Dans l'ensemble, nous voyons beaucoup d'écrivains, hommes et femmes, qui produisent leur roman annuel, ou presque, par persévérance et par un effort du métier plus que par un renouvellement de l'inspiration. Cela donne parfois un chef-d'œuvre, mais au sens artisanal. Autrement dit, notre vieille littérature compte pour le moment plus d'artisans que d'artistes.

Sans vouloir être désobligeant le moins du monde, on pourrait prendre pour exemple les Amies de cœur, de Suzanne Prou. C'est l'histoire d'une jeune veuve qui veut rester désespérément fidèle au souvenir de son époux mort prématurément. Dans la vie, elle s'accroche au couple de son amie d'enfance et de son mari, et avec les meilleures intentions du monde, par une sorte d'indiscrétion passionnée et de frustration charnelle, elle en arrive à mettre ce couple en péril. C'est très bien raconté, la langue est sobre et forte, l'observation psychologique fine et souvent originale. C'est bien un chef-d'œuvre d'une romancière de métier qui sait nous intéresser même si elle n'a pas quelque chose d'important à nous communiquer. Bonne peinture d'un milieu de petite bourgeoisie de fonctionnaires en province, mais on a un peu l'impression d'un talent fait pour ce que l'on appelait la littérature bleue, qui a viré au noir à cause de l'évolution des mœurs. Peut-on encore émouvoir sans déranger ?

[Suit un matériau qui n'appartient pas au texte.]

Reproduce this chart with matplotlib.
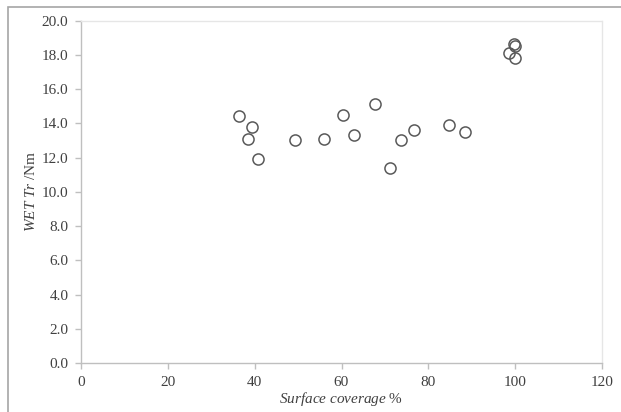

La personnalité de Catherine Paysan est plus remuante. Elle a gagné une réputation et un public avec de beaux livres où elle disait la vie des siens dans un proche passé et la vie de sa région, la Sarthe. Avec le Rendez-vous de Strasbourg elle nous entraîne beaucoup plus loin. C'est le récit des retrouvailles pendant trois jours de Sarah et d'Ali qui ont été amants il y a trente ans quand ils étaient étudiants au Quartier latin. Ils ont beaucoup à se raconter de leurs vies, divergentes plus que parallèles, et le grand talent d'évocation, clair et précis de Catherine Paysan fait merveille, surtout dans les tableaux des paysages et des mœurs marocaines. Cela suffit-il pour montrer, ce qui est sans doute l'intention de l'auteur, que des cœurs bien nés effacent sans trop de peine les distances que les préjugés et les habitudes mettent entre nous ? Il y a du moins ici l'esquisse d'un grand sujet actuel traité avec l'abondance de l'amour.

Talents d'hier et d'aujourd'hui

Il faudrait citer encore parmi les femmes d'un ferme talent, la jeune Danielle Sallenave, qui sait mettre à profit sa culture esthétique et philosophique, et l'aînée, Marguerite Duras, qui, après des succès pour un public restreint au théâtre, au cinéma, dans le roman atteint enfin le grand public avec l'Amant, un court récit peut-être en partie autobiographique, où la netteté de l'écriture et la précision de la narration se dépouillent enfin des tournures trop intellectuelles.

On a beaucoup remarqué l'auteur de la Place, Annie Ernaux (prix Renaudot), presque une débutante. Elle s'efforce avec succès à la rigueur et à la froideur, et cela frappe, d'autant plus que son sujet justifierait certains épanchements. Une fille raconte la vie et surtout la mort de son père. Elle est entrée dans l'enseignement, lui était un ouvrier devenu exploitant d'une modeste épicerie-buvette dans un gros bourg de Normandie. Le thème est celui du passage d'une classe à l'autre avec toutes les petites humiliations de la fillette puis de l'étudiante amenée à fréquenter des condisciples plus aisés. La fille est orgueilleuse et susceptible, et ses humiliations sont majorées par une sourcilleuse conscience de classe. Tous les détails sont vrais et parlants, mais un peu déplacés parce que la narratrice a prêté sa conscience douloureuse à son père qui a peut-être été un homme heureux et fier de sa modeste ascension sociale, d'autant qu'il avait une conscience de classe politique moins éveillée. Le récit me semble ainsi un peu gâté parce qu'il veut être un témoignage sur les oppositions des classes sociales au sein du peuple et une incitation à la lutte et à la haine, ce qui ne laisse pas d'être fort déplaisant.